** START Supplied information **
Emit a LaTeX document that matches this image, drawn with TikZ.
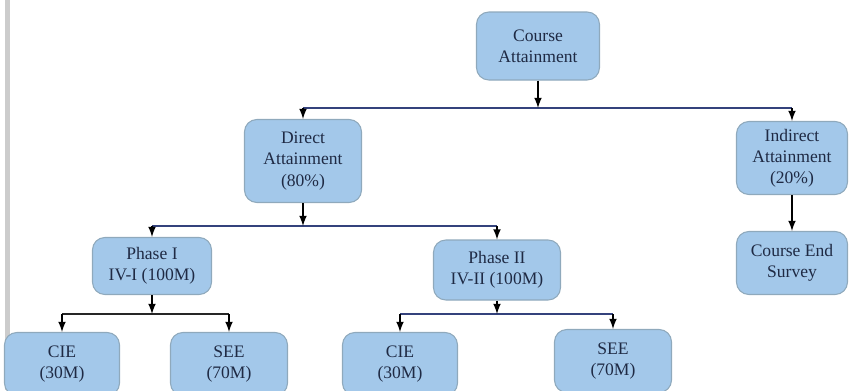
\documentclass[tikz,border=0pt]{standalone}
\usepackage{fontspec}
\setmainfont{Liberation Serif}
\definecolor{boxblue}{HTML}{A3C8EA}
\definecolor{boxedge}{HTML}{8FA9BC}
\definecolor{busnavy}{HTML}{34427C}
\definecolor{textnavy}{HTML}{1F2A44}
\tikzset{
  box/.style={rectangle, rounded corners=7pt, fill=boxblue, draw=boxedge, line width=.6pt,
    align=center, text=textnavy, font=\fontsize{10}{12}\selectfont, inner sep=2pt},
  bus/.style={draw=busnavy, line width=1.4pt},
  feed/.style={->, line width=1pt, black}
}
\begin{document}
\begin{tikzpicture}[>=latex, x=0.02cm, y=-0.02cm]
\useasboundingbox (0,0) rectangle (850,390);
\clip (0,0) rectangle (850,390);
\fill[gray!40] (5,0) rectangle (10,390);
% top level
\node[box, minimum width=2.46cm, minimum height=1.36cm] (course) at (538,46) {Course\\Attainment};
\node[box, minimum width=2.34cm, minimum height=1.66cm] (direct) at (303,161) {Direct\\Attainment\\(80\%)};
\node[box, minimum width=2.22cm, minimum height=1.46cm] (indirect) at (792,158) {Indirect\\Attainment\\(20\%)};
\node[box, minimum width=2.22cm, minimum height=1.26cm] (survey) at (792,263) {Course End\\Survey};
% phases
\node[box, minimum width=2.38cm, minimum height=1.14cm] (phaseA) at (152,266) {Phase I\\IV-I (100M)};
\node[box, minimum width=2.54cm, minimum height=1.2cm] (phaseB) at (497,270) {Phase II\\IV-II (100M)};
% marks
\node[box, minimum width=2.3cm, minimum height=1.26cm] (cieA) at (62,364) {CIE\\(30M)};
\node[box, minimum width=2.34cm, minimum height=1.26cm] (seeA) at (229,364) {SEE\\(70M)};
\node[box, minimum width=2.3cm, minimum height=1.26cm] (cieB) at (400,364) {CIE\\(30M)};
\node[box, minimum width=2.34cm, minimum height=1.26cm] (seeB) at (613,361) {SEE\\(70M)};
% bus ends
\coordinate (busT) at (538,108);
\coordinate (busTa) at (303,108);
\coordinate (busTb) at (792,108);
\coordinate (busD) at (303,226);
\coordinate (busDa) at (152,226);
\coordinate (busDb) at (497,226);
\coordinate (busA) at (152,314);
\coordinate (busAa) at (62,314);
\coordinate (busAb) at (229,314);
\coordinate (busB) at (497,314);
\coordinate (busBa) at (400,314);
\coordinate (busBb) at (613,314);
% connectors
\draw[bus] (busTa)--(busTb);
\draw[bus] (busDa)--(busDb);
\draw[bus, draw=black!85] (busAa)--(busAb);
\draw[bus] (busBa)--(busBb);
\draw[feed] (course)--(busT);
\draw[feed] (busTa)--(direct);
\draw[feed] (busTb)--(indirect);
\draw[feed] (indirect)--(survey);
\draw[feed] (direct)--(busD);
\draw[feed] (busDa)--(phaseA);
\draw[feed] (busDb)--(phaseB);
\draw[feed] (phaseA)--(busA);
\draw[feed] (busAa)--(cieA);
\draw[feed] (busAb)--(seeA);
\draw[feed] (phaseB)--(busB);
\draw[feed] (busBa)--(cieB);
\draw[feed] (busBb)--(seeB);
\end{tikzpicture}
\end{document}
** END Supplied information **
Directions for this task |
Go through the listing above and quote it exactly, apart from its images.

Answer to this task |
Emit a LaTeX document that matches this image, drawn with TikZ.
\documentclass[tikz,border=0pt]{standalone}
\usepackage{fontspec}
\setmainfont{Liberation Serif}
\definecolor{boxblue}{HTML}{A3C8EA}
\definecolor{boxedge}{HTML}{8FA9BC}
\definecolor{busnavy}{HTML}{34427C}
\definecolor{textnavy}{HTML}{1F2A44}
\tikzset{
  box/.style={rectangle, rounded corners=7pt, fill=boxblue, draw=boxedge, line width=.6pt,
    align=center, text=textnavy, font=\fontsize{10}{12}\selectfont, inner sep=2pt},
  bus/.style={draw=busnavy, line width=1.4pt},
  feed/.style={->, line width=1pt, black}
}
\begin{document}
\begin{tikzpicture}[>=latex, x=0.02cm, y=-0.02cm]
\useasboundingbox (0,0) rectangle (850,390);
\clip (0,0) rectangle (850,390);
\fill[gray!40] (5,0) rectangle (10,390);
% top level
\node[box, minimum width=2.46cm, minimum height=1.36cm] (course) at (538,46) {Course\\Attainment};
\node[box, minimum width=2.34cm, minimum height=1.66cm] (direct) at (303,161) {Direct\\Attainment\\(80\%)};
\node[box, minimum width=2.22cm, minimum height=1.46cm] (indirect) at (792,158) {Indirect\\Attainment\\(20\%)};
\node[box, minimum width=2.22cm, minimum height=1.26cm] (survey) at (792,263) {Course End\\Survey};
% phases
\node[box, minimum width=2.38cm, minimum height=1.14cm] (phaseA) at (152,266) {Phase I\\IV-I (100M)};
\node[box, minimum width=2.54cm, minimum height=1.2cm] (phaseB) at (497,270) {Phase II\\IV-II (100M)};
% marks
\node[box, minimum width=2.3cm, minimum height=1.26cm] (cieA) at (62,364) {CIE\\(30M)};
\node[box, minimum width=2.34cm, minimum height=1.26cm] (seeA) at (229,364) {SEE\\(70M)};
\node[box, minimum width=2.3cm, minimum height=1.26cm] (cieB) at (400,364) {CIE\\(30M)};
\node[box, minimum width=2.34cm, minimum height=1.26cm] (seeB) at (613,361) {SEE\\(70M)};
% bus ends
\coordinate (busT) at (538,108);
\coordinate (busTa) at (303,108);
\coordinate (busTb) at (792,108);
\coordinate (busD) at (303,226);
\coordinate (busDa) at (152,226);
\coordinate (busDb) at (497,226);
\coordinate (busA) at (152,314);
\coordinate (busAa) at (62,314);
\coordinate (busAb) at (229,314);
\coordinate (busB) at (497,314);
\coordinate (busBa) at (400,314);
\coordinate (busBb) at (613,314);
% connectors
\draw[bus] (busTa)--(busTb);
\draw[bus] (busDa)--(busDb);
\draw[bus, draw=black!85] (busAa)--(busAb);
\draw[bus] (busBa)--(busBb);
\draw[feed] (course)--(busT);
\draw[feed] (busTa)--(direct);
\draw[feed] (busTb)--(indirect);
\draw[feed] (indirect)--(survey);
\draw[feed] (direct)--(busD);
\draw[feed] (busDa)--(phaseA);
\draw[feed] (busDb)--(phaseB);
\draw[feed] (phaseA)--(busA);
\draw[feed] (busAa)--(cieA);
\draw[feed] (busAb)--(seeA);
\draw[feed] (phaseB)--(busB);
\draw[feed] (busBa)--(cieB);
\draw[feed] (busBb)--(seeB);
\end{tikzpicture}
\end{document}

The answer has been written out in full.